• GIVEN TASK
Omit pictures and quote the listing below line by line, from its start through the line that holds "y_ticks = [0, 50, 100, 150, 200]".

• MATERIAL
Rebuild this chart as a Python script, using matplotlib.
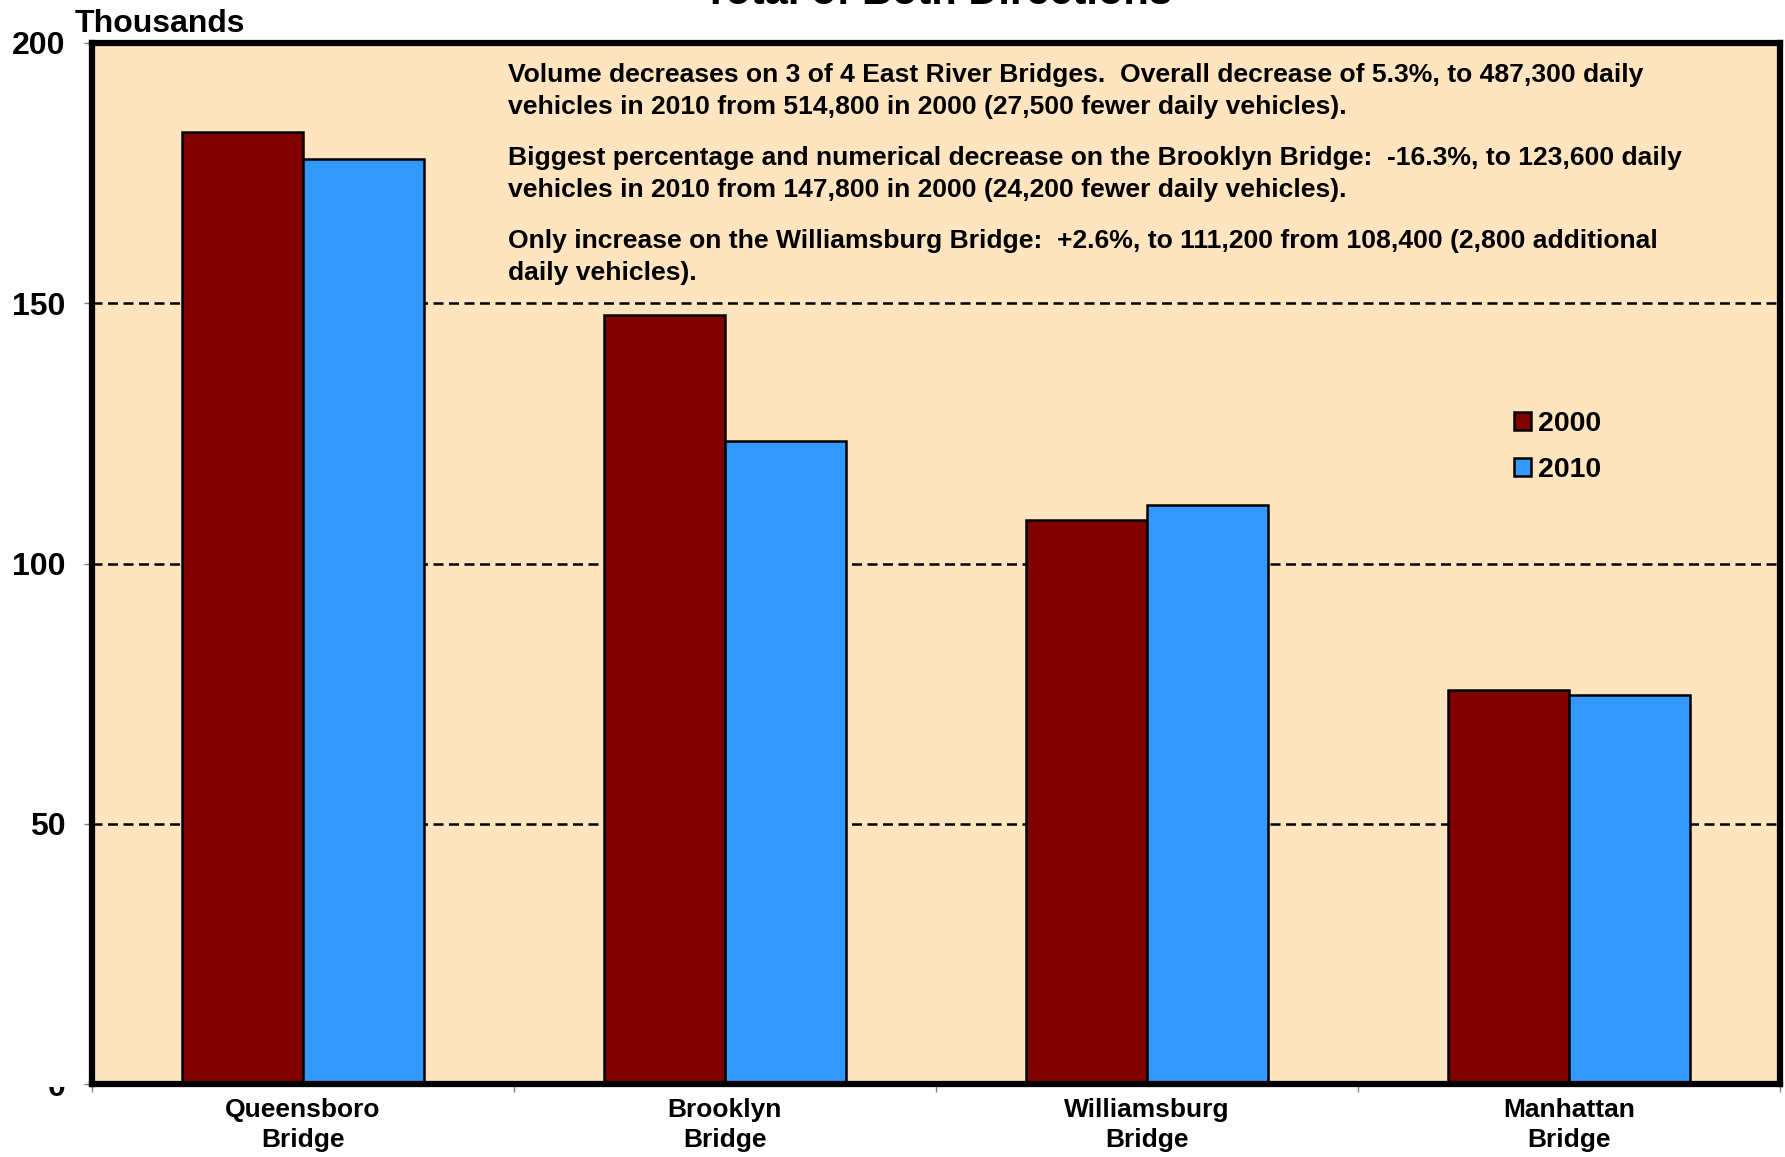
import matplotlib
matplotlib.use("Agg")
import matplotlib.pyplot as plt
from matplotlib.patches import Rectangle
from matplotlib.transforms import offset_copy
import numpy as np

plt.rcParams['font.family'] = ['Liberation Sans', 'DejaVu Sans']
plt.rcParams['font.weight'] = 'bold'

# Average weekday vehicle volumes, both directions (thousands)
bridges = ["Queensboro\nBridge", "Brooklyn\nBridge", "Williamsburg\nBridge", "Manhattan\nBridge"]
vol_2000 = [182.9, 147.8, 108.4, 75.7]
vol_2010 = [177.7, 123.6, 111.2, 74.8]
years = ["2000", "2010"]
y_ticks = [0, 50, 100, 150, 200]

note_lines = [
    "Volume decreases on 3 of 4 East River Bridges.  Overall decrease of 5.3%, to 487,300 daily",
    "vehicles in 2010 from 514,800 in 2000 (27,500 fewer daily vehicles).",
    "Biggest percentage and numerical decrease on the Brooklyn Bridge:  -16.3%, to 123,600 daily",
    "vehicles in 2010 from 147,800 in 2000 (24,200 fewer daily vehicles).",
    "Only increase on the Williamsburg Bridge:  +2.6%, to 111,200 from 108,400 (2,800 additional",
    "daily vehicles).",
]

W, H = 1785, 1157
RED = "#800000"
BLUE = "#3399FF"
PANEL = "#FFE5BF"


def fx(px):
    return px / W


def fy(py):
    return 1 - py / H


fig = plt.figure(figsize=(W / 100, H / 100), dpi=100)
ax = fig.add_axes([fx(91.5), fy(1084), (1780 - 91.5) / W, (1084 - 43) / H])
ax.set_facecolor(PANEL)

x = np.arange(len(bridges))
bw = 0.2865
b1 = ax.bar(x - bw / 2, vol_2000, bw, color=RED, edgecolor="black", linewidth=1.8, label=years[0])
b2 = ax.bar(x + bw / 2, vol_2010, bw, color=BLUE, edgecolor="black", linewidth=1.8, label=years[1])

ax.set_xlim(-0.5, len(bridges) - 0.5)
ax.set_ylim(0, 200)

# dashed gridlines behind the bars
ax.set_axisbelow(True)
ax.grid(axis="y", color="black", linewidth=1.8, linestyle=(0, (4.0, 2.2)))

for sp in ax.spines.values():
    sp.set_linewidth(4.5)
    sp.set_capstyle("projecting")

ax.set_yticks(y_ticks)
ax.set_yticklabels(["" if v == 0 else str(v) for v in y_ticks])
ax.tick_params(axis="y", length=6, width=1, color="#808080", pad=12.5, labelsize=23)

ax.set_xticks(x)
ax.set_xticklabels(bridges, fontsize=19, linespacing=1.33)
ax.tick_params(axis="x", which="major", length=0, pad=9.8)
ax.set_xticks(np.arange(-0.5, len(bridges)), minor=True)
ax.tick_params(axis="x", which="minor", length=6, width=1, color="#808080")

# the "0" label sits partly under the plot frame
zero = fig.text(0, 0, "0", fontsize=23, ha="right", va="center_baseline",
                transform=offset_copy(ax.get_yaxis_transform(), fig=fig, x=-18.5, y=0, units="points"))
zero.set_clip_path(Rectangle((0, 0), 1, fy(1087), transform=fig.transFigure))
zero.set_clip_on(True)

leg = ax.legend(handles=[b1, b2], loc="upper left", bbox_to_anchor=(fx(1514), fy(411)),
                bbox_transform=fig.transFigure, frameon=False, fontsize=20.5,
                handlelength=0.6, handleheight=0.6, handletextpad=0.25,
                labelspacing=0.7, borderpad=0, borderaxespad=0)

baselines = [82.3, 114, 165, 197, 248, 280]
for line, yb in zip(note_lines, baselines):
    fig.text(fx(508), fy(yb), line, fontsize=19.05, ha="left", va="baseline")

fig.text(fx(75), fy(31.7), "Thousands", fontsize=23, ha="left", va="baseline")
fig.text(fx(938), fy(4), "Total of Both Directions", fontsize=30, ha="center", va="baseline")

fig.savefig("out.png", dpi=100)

• REPLY TO THE TASK
Rebuild this chart as a Python script, using matplotlib.
import matplotlib
matplotlib.use("Agg")
import matplotlib.pyplot as plt
from matplotlib.patches import Rectangle
from matplotlib.transforms import offset_copy
import numpy as np

plt.rcParams['font.family'] = ['Liberation Sans', 'DejaVu Sans']
plt.rcParams['font.weight'] = 'bold'

# Average weekday vehicle volumes, both directions (thousands)
bridges = ["Queensboro\nBridge", "Brooklyn\nBridge", "Williamsburg\nBridge", "Manhattan\nBridge"]
vol_2000 = [182.9, 147.8, 108.4, 75.7]
vol_2010 = [177.7, 123.6, 111.2, 74.8]
years = ["2000", "2010"]
y_ticks = [0, 50, 100, 150, 200]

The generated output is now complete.